As more homeowners like you consider solar installations in your homes, there is a real opportunity for some revenue too. Solar arbitrage is what this opportunity is called. With a home battery storage system and some smart planning, you can not just reduce your electric bills. You can get some money back too. Here’s how solar arbitrage can help you.
What’s Solar Arbitrage?
In simple terms, it’s taking advantage of the difference between peak and off-peak rates in electricity and also selling the energy you produce and store via solar into the grid. This may sound pretty complex but let us explain.
The peak tariffs for electricity usually kick in between 4 pm and 9 pm when there is a huge electricity demand. the time from 9 pm to 8 am and 8 am to 4 pm are usually off-peak hours. If you have solar, the difference is that you can get your solar batteries charged between the 8 am to 4 pm slot and use this at a later time.
If you are in California, the Net Metering (NEM 2.0) plan allows you to get credit for the electricity that you are feeding back into the grid at the same retail rates as you are purchasing it. This means that if you can store solar energy in your energy storage system during the day and send it into the grid during peak hours, you can earn peak hour tariffs. You can then use the grid power at off-peak rates to recharge the home energy storage and also for other usages.

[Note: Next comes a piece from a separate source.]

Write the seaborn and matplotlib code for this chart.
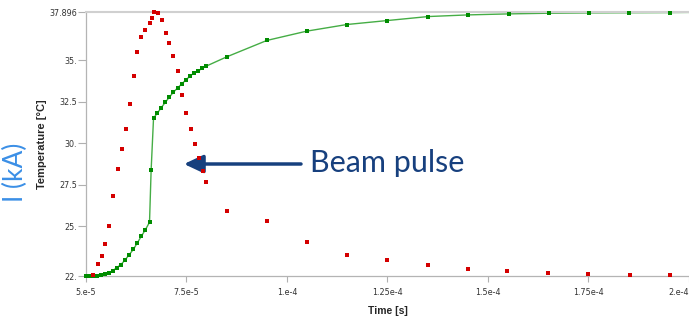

For further clarity, here’s how it can work.
The Summer peak electricity rates for weekdays fall between 4 pm and 9 pm and cost about 53 cents per Kilowatt-hours (KWh) (Rates for SCE). The off-peak rates are at 33 cents. If you have a solar battery storage system, the batteries can be fully charged during the day using solar and this energy can be sold back into the system at 53 cents during peak hours. Post the peak hours, you can use the nighttime rates to either charge the batteries again or to use this for your home needs such as running appliances that consume a lot of electricity.